The proposed class in the lawsuit includes a family identified in the lawsuit as the “Archers,” who are alleging their children were removed from the home without a court order — and without a true emergency. All names are pseudonyms.
In 2023, “Denise Archer,” the mother of a 9-year-old Bronx girl who has autism and ADHD, brought her to the hospital after she sustained an injury during a meltdown. The hospital, which is legally mandated to report suspected child maltreatment, called about the family. The doctor told ACS that the mother’s explanation was consistent with the injury, according to the complaint, but ACS did an emergency removal of the gril and her two brothers anyway. ACS returned the children two days later.
“Archer,” a 36-year-old Black single mom, again came into contact with ACS a few months later during a dispute with her children’s daycare, in which providers charged the kids were not hygienic or properly dressed. In the coming weeks, she called the child abuse hotline to follow up on services ACS had offered. During an investigation, an ACS caseworker saw her son, then a toddler, had a burn on his arm from a clothes iron, which the mother maintained was an accident.
“I tried to go to ACS to seek some type of assistance when my family was going through a hard time,” the mom said, “and it turned into an almost three-year separation where I had to fight every step of the way to get my kids returned home.”
ACS did another emergency removal of all three children, who were placed in foster care until an appellate court sided with the family. But the family was already traumatized, the lawsuit says. While in foster care, the daughter was involuntarily hospitalized and forcibly medicated, while the toddler and his brother started bed-wetting and engaging in self-harm.
Lawyers for the “Archers” and other impacted families maintain their case is not about the “rare, extreme situations” and “outlier cases” in which the law allows ACS to legally remove children from the home for safety reasons.
ACS said it would review the lawsuit alongside the NYC Law Department, while maintaining the agency keeps families together “whenever that is safely possible.” In more than 97% of child protection cases, children are not removed from their homes, ACS data shows.
“Emergency removals are only considered in circumstances where all other options are ruled out, and teams of highly trained child protective staff determine that a child is in imminent danger and that there is not enough time to get a court order,” said Marisa Kaufman, an ACS spokeswoman.
According to ACS data in the lawsuit, more than half of child removals now happen without a court order, some 1,400-1,500 children each year. In more than a quarter of such cases, a judge at the post-removal initial hearing does not find a legal justification for the child to remain in state custody.

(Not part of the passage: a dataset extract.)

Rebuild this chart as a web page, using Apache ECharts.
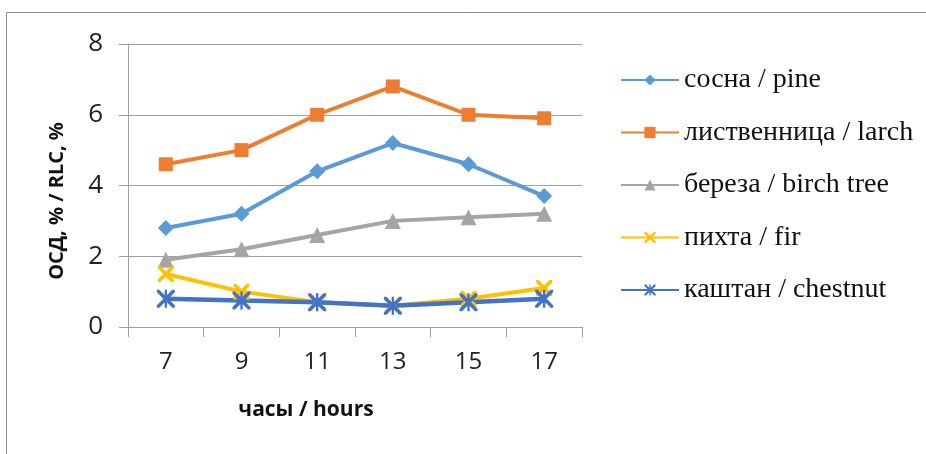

The data also shows that emergency removals impact Black and Latino families “almost exclusively,” read the complaint. More than 90% of the children removed from their families on an emergency basis are Black or Hispanic. In 2025, ACS removed 1,397 children as an emergency, and 1,131 were Black or Hispanic.
Lawyers for the plaintiffs also note that ACS can typically obtain a removal order within “just a few hours or less,” providing the agency with plenty of time to seek an expedited judicial approval.
“ACS has perverted a profound but limited government power into a widespread and unconstitutional policy of extrajudicial family separation,” said David Shalleck-Klein, executive director of the Family Justice Law Center. “Today, because of the bravery of the families leading this landmark class action lawsuit, meaningful change is possible.”